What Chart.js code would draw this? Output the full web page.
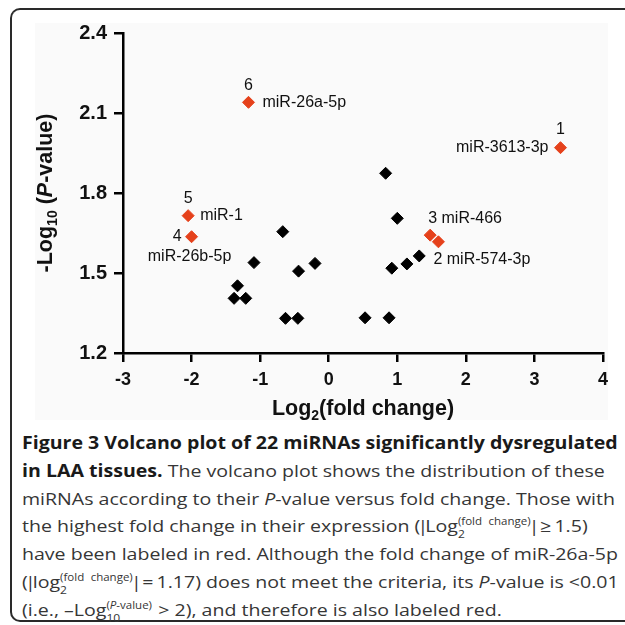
<!DOCTYPE html>
<html>
<head>
<meta charset="utf-8">
<script src="https://cdn.jsdelivr.net/npm/chart.js@4.4.1/dist/chart.umd.min.js"></script>
<style>
  html, body { margin: 0; padding: 0; background: #fff; }
  #page { position: relative; width: 625px; height: 625px; overflow: hidden; }
  #frame { position: absolute; left: 10px; top: 8px; width: 700px; height: 614px;
           border-left: 2px solid #2a2a2a; border-top: 2px solid #2a2a2a; border-bottom: 2px solid #2a2a2a;
           border-radius: 10px 0 0 10px; box-sizing: border-box; }
  #shade { position: absolute; left: 35px; top: 23px; width: 573px; height: 397px; background: #fafafa; }
  #myChart { position: absolute; left: 0; top: 0; }
  #cap { position: absolute; left: 22px; top: 429px; font-family: "Open Sans", sans-serif;
         font-size: 17px; color: #363636; transform: scaleX(1.15); transform-origin: 0 0; }
  .ln { white-space: nowrap; height: 27.8px; line-height: 27.8px; }
  .ln b { color: #1a1a1a; }
  .bar { margin: 0 -2.5px; }
  .ss { position: relative; display: inline-block; font-size: 10px; line-height: 1; margin-right: 1px; }
  .ss .up { position: relative; top: -7px; word-spacing: 3px; }
  .ss .dn { position: absolute; left: 0; top: 6px; font-size: 10.5px; }
</style>
</head>
<body>
<div id="page">
  <div id="shade"></div>
  <div id="frame"></div>
  <canvas id="myChart" width="625" height="420"></canvas>
  <div id="cap">
    <div class="ln"><b>Figure 3 Volcano plot of 22 miRNAs significantly dysregulated</b></div>
    <div class="ln"><b>in LAA tissues.</b> The volcano plot shows the distribution of these</div>
    <div class="ln">miRNAs according to their <i>P</i>-value versus fold change. Those with</div>
    <div class="ln">the highest fold change in their expression (<span class="bar">|</span>Log<span class="ss"><span class="up">(fold change)</span><span class="dn">2</span></span><span class="bar">|</span>&thinsp;≥&thinsp;1.5)</div>
    <div class="ln">have been labeled in red. Although the fold change of miR-26a-5p</div>
    <div class="ln">(<span class="bar">|</span>log<span class="ss"><span class="up">(fold change)</span><span class="dn">2</span></span><span class="bar">|</span>&thinsp;=&thinsp;1.17) does not meet the criteria, its <i>P</i>-value is &lt;0.01</div>
    <div class="ln">(i.e., –Log<span class="ss"><span class="up">(<i>P</i>-value)</span><span class="dn">10</span></span> &gt; 2), and therefore is also labeled red.</div>
  </div>
</div>
<script>
// values
var xTicks = [-3, -2, -1, 0, 1, 2, 3, 4];
var yTicks = [1.2, 1.5, 1.8, 2.1, 2.4];

// labeled (red) miRNAs
var redRank = ['1', '2', '3', '4', '5', '6'];
var redNames = ['miR-3613-3p', 'miR-574-3p', 'miR-466', 'miR-26b-5p', 'miR-1', 'miR-26a-5p'];
var redX = [3.38, 1.60, 1.48, -2.00, -2.05, -1.17];
var redY = [1.970, 1.617, 1.642, 1.636, 1.715, 2.140];

// other miRNAs (black)
var blackX = [-1.38, -1.21, -1.33, -1.09, -0.67, -0.63, -0.45, -0.44, -0.20, 0.53, 0.83, 0.88, 0.92, 1.00, 1.14, 1.32];
var blackY = [1.405, 1.405, 1.452, 1.539, 1.655, 1.330, 1.330, 1.507, 1.536, 1.332, 1.874, 1.332, 1.518, 1.705, 1.534, 1.564];

var RED = '#e5411b';
var FONT = '"Liberation Sans", Arial, sans-serif';

// where each label piece sits relative to its point (pixels)
var labelPlace = [
    [{k: 'rank', dx: 0, dy: -18, align: 'center'}, {k: 'name', dx: -12, dy: 0, align: 'right'}],
    [{k: 'both', dx: -5, dy: 18, align: 'left'}],
    [{k: 'both', dx: -2, dy: -17, align: 'left'}],
    [{k: 'rank', dx: -10, dy: 0, align: 'right'}, {k: 'name', dx: -2, dy: 20, align: 'center'}],
    [{k: 'rank', dx: 0, dy: -17, align: 'center'}, {k: 'name', dx: 12, dy: 0, align: 'left'}],
    [{k: 'rank', dx: 0, dy: -17, align: 'center'}, {k: 'name', dx: 14, dy: 0, align: 'left'}]
];

function toPoints(xs, ys) {
    var out = [];
    for (var i = 0; i < xs.length; i++) out.push({x: xs[i], y: ys[i]});
    return out;
}

function drawRuns(ctx, runs) {
    var total = 0;
    for (var i = 0; i < runs.length; i++) {
        ctx.font = runs[i].font;
        runs[i].w = ctx.measureText(runs[i].t).width;
        total += runs[i].w;
    }
    var x = -total / 2;
    for (var j = 0; j < runs.length; j++) {
        ctx.font = runs[j].font;
        ctx.fillText(runs[j].t, x, runs[j].dy || 0);
        x += runs[j].w;
    }
}

var labelsPlugin = {
    id: 'pointLabels',
    afterDatasetsDraw: function(chart) {
        var ctx = chart.ctx;
        var xs = chart.scales.x, ys = chart.scales.y;
        ctx.save();
        ctx.fillStyle = '#111';
        ctx.font = '16px ' + FONT;
        ctx.textBaseline = 'middle';
        for (var i = 0; i < redX.length; i++) {
            var px = xs.getPixelForValue(redX[i]);
            var py = ys.getPixelForValue(redY[i]);
            labelPlace[i].forEach(function(p) {
                var s = p.k === 'rank' ? redRank[i] : (p.k === 'name' ? redNames[i] : redRank[i] + ' ' + redNames[i]);
                ctx.textAlign = p.align;
                ctx.fillText(s, px + p.dx, py + p.dy);
            });
        }
        ctx.restore();
    }
};

var titlesPlugin = {
    id: 'axisTitles',
    afterDraw: function(chart) {
        var ctx = chart.ctx;
        var a = chart.chartArea;
        var big = 'bold 21.5px ' + FONT;
        var small = 'bold 14px ' + FONT;
        ctx.save();
        ctx.fillStyle = '#111';
        ctx.textAlign = 'left';
        ctx.textBaseline = 'alphabetic';
        // x title
        ctx.save();
        ctx.translate((a.left + a.right) / 2, 415);
        drawRuns(ctx, [
            {t: 'Log', font: big},
            {t: '2', font: small, dy: 5},
            {t: '(fold change)', font: big}
        ]);
        ctx.restore();
        // y title
        ctx.save();
        ctx.translate(52, (a.top + a.bottom) / 2);
        ctx.rotate(-Math.PI / 2);
        drawRuns(ctx, [
            {t: '-Log', font: big},
            {t: '10', font: small, dy: 5},
            {t: ' (', font: big},
            {t: 'P', font: 'italic ' + big},
            {t: '-value)', font: big}
        ]);
        ctx.restore();
        ctx.restore();
    }
};

function main() {
    var ctx = document.getElementById('myChart');
    new Chart(ctx, {
        type: 'scatter',
        data: {
            datasets: [{
                label: 'other',
                data: toPoints(blackX, blackY),
                pointStyle: 'rectRot',
                pointRadius: 6,
                borderWidth: 1,
                backgroundColor: '#000',
                borderColor: '#000'
            }, {
                label: 'labeled',
                data: toPoints(redX, redY),
                pointStyle: 'rectRot',
                pointRadius: 6,
                borderWidth: 1,
                backgroundColor: RED,
                borderColor: RED
            }]
        },
        options: {
            responsive: false,
            animation: false,
            events: [],
            layout: { padding: { top: 33, right: 22, left: 0, bottom: 0 } },
            plugins: { legend: { display: false }, tooltip: { enabled: false } },
            scales: {
                x: {
                    type: 'linear',
                    min: xTicks[0],
                    max: xTicks[xTicks.length - 1],
                    afterBuildTicks: function(s) { s.ticks = xTicks.map(function(v) { return {value: v}; }); },
                    afterFit: function(s) { s.height = 67; },
                    ticks: {
                        padding: 7,
                        color: '#111',
                        font: { family: FONT, size: 18, weight: 'bold' },
                        callback: function(v) { return String(v); }
                    },
                    grid: { drawOnChartArea: false, drawTicks: true, tickLength: 9, color: '#000', lineWidth: 2.5 },
                    border: { display: true, color: '#000', width: 2.5 }
                },
                y: {
                    type: 'linear',
                    min: yTicks[0],
                    max: yTicks[yTicks.length - 1],
                    afterBuildTicks: function(s) { s.ticks = yTicks.map(function(v) { return {value: v}; }); },
                    afterFit: function(s) { s.width = 123; },
                    ticks: {
                        padding: 7,
                        color: '#111',
                        font: { family: FONT, size: 20, weight: 'bold' },
                        callback: function(v) { return v.toFixed(1); }
                    },
                    grid: { drawOnChartArea: false, drawTicks: true, tickLength: 9, color: '#000', lineWidth: 2.5 },
                    border: { display: true, color: '#000', width: 2.5 }
                }
            }
        },
        plugins: [labelsPlugin, titlesPlugin]
    });
}

main();
</script>
</body>
</html>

+---+

* Work to do *
Copy all lines of the listing above that contain the string "page".

* Exercise output *
What Chart.js code would draw this? Output the full web page.
  #page { position: relative; width: 625px; height: 625px; overflow: hidden; }
<div id="page">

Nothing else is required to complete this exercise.